■ **Directions for this task**: Retype all of the data exactly as given.

━━━━━━━━━━

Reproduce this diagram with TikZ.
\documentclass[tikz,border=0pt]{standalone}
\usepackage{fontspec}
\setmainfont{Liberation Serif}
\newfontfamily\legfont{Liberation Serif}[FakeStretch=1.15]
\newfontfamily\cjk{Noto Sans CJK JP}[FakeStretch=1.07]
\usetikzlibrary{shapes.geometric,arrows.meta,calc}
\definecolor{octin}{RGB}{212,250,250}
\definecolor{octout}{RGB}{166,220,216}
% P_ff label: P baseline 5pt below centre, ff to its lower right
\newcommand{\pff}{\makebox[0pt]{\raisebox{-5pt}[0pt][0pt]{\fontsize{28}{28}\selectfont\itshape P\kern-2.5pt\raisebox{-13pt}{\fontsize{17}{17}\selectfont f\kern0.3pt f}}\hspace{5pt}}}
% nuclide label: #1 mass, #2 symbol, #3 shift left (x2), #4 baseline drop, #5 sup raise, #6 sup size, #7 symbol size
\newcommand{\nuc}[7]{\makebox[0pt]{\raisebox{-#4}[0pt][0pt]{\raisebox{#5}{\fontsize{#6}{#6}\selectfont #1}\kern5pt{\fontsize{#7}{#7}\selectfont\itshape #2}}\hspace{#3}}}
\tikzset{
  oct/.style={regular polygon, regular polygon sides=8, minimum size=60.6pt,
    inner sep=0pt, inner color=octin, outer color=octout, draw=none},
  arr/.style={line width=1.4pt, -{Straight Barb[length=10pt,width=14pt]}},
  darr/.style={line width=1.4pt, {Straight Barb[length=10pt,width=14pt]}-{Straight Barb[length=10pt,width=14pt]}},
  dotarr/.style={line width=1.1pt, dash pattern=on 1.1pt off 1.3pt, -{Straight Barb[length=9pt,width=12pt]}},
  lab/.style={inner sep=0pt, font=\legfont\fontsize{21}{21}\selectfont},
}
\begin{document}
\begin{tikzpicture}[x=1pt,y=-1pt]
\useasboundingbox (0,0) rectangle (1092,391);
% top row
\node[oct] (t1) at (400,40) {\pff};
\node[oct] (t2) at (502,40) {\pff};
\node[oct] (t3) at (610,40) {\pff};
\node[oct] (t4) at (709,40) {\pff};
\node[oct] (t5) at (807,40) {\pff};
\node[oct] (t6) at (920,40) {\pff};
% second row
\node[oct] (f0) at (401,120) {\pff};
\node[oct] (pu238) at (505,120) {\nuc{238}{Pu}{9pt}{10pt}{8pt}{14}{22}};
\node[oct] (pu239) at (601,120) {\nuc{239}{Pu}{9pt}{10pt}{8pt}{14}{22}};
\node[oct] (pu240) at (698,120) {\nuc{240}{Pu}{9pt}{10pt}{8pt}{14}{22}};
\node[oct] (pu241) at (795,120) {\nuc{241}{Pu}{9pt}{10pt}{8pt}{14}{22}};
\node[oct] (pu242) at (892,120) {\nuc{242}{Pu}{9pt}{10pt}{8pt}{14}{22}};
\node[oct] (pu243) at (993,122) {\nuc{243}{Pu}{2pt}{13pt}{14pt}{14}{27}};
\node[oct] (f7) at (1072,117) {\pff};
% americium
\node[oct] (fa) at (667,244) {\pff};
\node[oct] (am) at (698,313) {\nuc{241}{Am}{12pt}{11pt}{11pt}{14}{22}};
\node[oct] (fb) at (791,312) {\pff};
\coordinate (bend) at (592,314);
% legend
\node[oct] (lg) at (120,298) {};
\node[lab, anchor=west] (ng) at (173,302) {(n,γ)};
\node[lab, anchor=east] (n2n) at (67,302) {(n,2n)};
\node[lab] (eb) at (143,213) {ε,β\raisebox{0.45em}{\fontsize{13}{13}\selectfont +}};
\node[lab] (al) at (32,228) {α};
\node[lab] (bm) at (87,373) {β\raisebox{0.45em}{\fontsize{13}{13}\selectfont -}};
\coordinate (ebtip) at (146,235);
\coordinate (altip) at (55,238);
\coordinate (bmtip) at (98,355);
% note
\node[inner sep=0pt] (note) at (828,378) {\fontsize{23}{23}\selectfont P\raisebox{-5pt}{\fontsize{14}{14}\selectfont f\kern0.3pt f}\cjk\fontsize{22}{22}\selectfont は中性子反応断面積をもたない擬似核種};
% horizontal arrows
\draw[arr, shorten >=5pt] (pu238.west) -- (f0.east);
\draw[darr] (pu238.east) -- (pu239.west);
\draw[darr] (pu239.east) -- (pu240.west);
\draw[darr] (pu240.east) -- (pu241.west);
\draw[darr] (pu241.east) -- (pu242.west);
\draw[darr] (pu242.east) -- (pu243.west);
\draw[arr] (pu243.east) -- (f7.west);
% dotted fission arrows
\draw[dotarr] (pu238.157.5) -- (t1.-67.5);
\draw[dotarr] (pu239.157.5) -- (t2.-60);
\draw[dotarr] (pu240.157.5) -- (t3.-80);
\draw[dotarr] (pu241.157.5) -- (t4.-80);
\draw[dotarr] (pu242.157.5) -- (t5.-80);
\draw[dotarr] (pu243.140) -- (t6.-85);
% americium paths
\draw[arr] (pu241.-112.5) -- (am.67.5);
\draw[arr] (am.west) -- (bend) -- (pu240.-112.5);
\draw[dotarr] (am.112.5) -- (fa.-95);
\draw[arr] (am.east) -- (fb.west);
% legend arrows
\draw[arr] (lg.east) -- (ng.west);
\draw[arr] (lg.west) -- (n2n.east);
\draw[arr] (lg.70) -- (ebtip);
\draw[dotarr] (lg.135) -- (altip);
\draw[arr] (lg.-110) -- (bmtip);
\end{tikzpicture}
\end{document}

━━━━━━━━━━

■ **Final result**:
Reproduce this diagram with TikZ.
\documentclass[tikz,border=0pt]{standalone}
\usepackage{fontspec}
\setmainfont{Liberation Serif}
\newfontfamily\legfont{Liberation Serif}[FakeStretch=1.15]
\newfontfamily\cjk{Noto Sans CJK JP}[FakeStretch=1.07]
\usetikzlibrary{shapes.geometric,arrows.meta,calc}
\definecolor{octin}{RGB}{212,250,250}
\definecolor{octout}{RGB}{166,220,216}
% P_ff label: P baseline 5pt below centre, ff to its lower right
\newcommand{\pff}{\makebox[0pt]{\raisebox{-5pt}[0pt][0pt]{\fontsize{28}{28}\selectfont\itshape P\kern-2.5pt\raisebox{-13pt}{\fontsize{17}{17}\selectfont f\kern0.3pt f}}\hspace{5pt}}}
% nuclide label: #1 mass, #2 symbol, #3 shift left (x2), #4 baseline drop, #5 sup raise, #6 sup size, #7 symbol size
\newcommand{\nuc}[7]{\makebox[0pt]{\raisebox{-#4}[0pt][0pt]{\raisebox{#5}{\fontsize{#6}{#6}\selectfont #1}\kern5pt{\fontsize{#7}{#7}\selectfont\itshape #2}}\hspace{#3}}}
\tikzset{
  oct/.style={regular polygon, regular polygon sides=8, minimum size=60.6pt,
    inner sep=0pt, inner color=octin, outer color=octout, draw=none},
  arr/.style={line width=1.4pt, -{Straight Barb[length=10pt,width=14pt]}},
  darr/.style={line width=1.4pt, {Straight Barb[length=10pt,width=14pt]}-{Straight Barb[length=10pt,width=14pt]}},
  dotarr/.style={line width=1.1pt, dash pattern=on 1.1pt off 1.3pt, -{Straight Barb[length=9pt,width=12pt]}},
  lab/.style={inner sep=0pt, font=\legfont\fontsize{21}{21}\selectfont},
}
\begin{document}
\begin{tikzpicture}[x=1pt,y=-1pt]
\useasboundingbox (0,0) rectangle (1092,391);
% top row
\node[oct] (t1) at (400,40) {\pff};
\node[oct] (t2) at (502,40) {\pff};
\node[oct] (t3) at (610,40) {\pff};
\node[oct] (t4) at (709,40) {\pff};
\node[oct] (t5) at (807,40) {\pff};
\node[oct] (t6) at (920,40) {\pff};
% second row
\node[oct] (f0) at (401,120) {\pff};
\node[oct] (pu238) at (505,120) {\nuc{238}{Pu}{9pt}{10pt}{8pt}{14}{22}};
\node[oct] (pu239) at (601,120) {\nuc{239}{Pu}{9pt}{10pt}{8pt}{14}{22}};
\node[oct] (pu240) at (698,120) {\nuc{240}{Pu}{9pt}{10pt}{8pt}{14}{22}};
\node[oct] (pu241) at (795,120) {\nuc{241}{Pu}{9pt}{10pt}{8pt}{14}{22}};
\node[oct] (pu242) at (892,120) {\nuc{242}{Pu}{9pt}{10pt}{8pt}{14}{22}};
\node[oct] (pu243) at (993,122) {\nuc{243}{Pu}{2pt}{13pt}{14pt}{14}{27}};
\node[oct] (f7) at (1072,117) {\pff};
% americium
\node[oct] (fa) at (667,244) {\pff};
\node[oct] (am) at (698,313) {\nuc{241}{Am}{12pt}{11pt}{11pt}{14}{22}};
\node[oct] (fb) at (791,312) {\pff};
\coordinate (bend) at (592,314);
% legend
\node[oct] (lg) at (120,298) {};
\node[lab, anchor=west] (ng) at (173,302) {(n,γ)};
\node[lab, anchor=east] (n2n) at (67,302) {(n,2n)};
\node[lab] (eb) at (143,213) {ε,β\raisebox{0.45em}{\fontsize{13}{13}\selectfont +}};
\node[lab] (al) at (32,228) {α};
\node[lab] (bm) at (87,373) {β\raisebox{0.45em}{\fontsize{13}{13}\selectfont -}};
\coordinate (ebtip) at (146,235);
\coordinate (altip) at (55,238);
\coordinate (bmtip) at (98,355);
% note
\node[inner sep=0pt] (note) at (828,378) {\fontsize{23}{23}\selectfont P\raisebox{-5pt}{\fontsize{14}{14}\selectfont f\kern0.3pt f}\cjk\fontsize{22}{22}\selectfont は中性子反応断面積をもたない擬似核種};
% horizontal arrows
\draw[arr, shorten >=5pt] (pu238.west) -- (f0.east);
\draw[darr] (pu238.east) -- (pu239.west);
\draw[darr] (pu239.east) -- (pu240.west);
\draw[darr] (pu240.east) -- (pu241.west);
\draw[darr] (pu241.east) -- (pu242.west);
\draw[darr] (pu242.east) -- (pu243.west);
\draw[arr] (pu243.east) -- (f7.west);
% dotted fission arrows
\draw[dotarr] (pu238.157.5) -- (t1.-67.5);
\draw[dotarr] (pu239.157.5) -- (t2.-60);
\draw[dotarr] (pu240.157.5) -- (t3.-80);
\draw[dotarr] (pu241.157.5) -- (t4.-80);
\draw[dotarr] (pu242.157.5) -- (t5.-80);
\draw[dotarr] (pu243.140) -- (t6.-85);
% americium paths
\draw[arr] (pu241.-112.5) -- (am.67.5);
\draw[arr] (am.west) -- (bend) -- (pu240.-112.5);
\draw[dotarr] (am.112.5) -- (fa.-95);
\draw[arr] (am.east) -- (fb.west);
% legend arrows
\draw[arr] (lg.east) -- (ng.west);
\draw[arr] (lg.west) -- (n2n.east);
\draw[arr] (lg.70) -- (ebtip);
\draw[dotarr] (lg.135) -- (altip);
\draw[arr] (lg.-110) -- (bmtip);
\end{tikzpicture}
\end{document}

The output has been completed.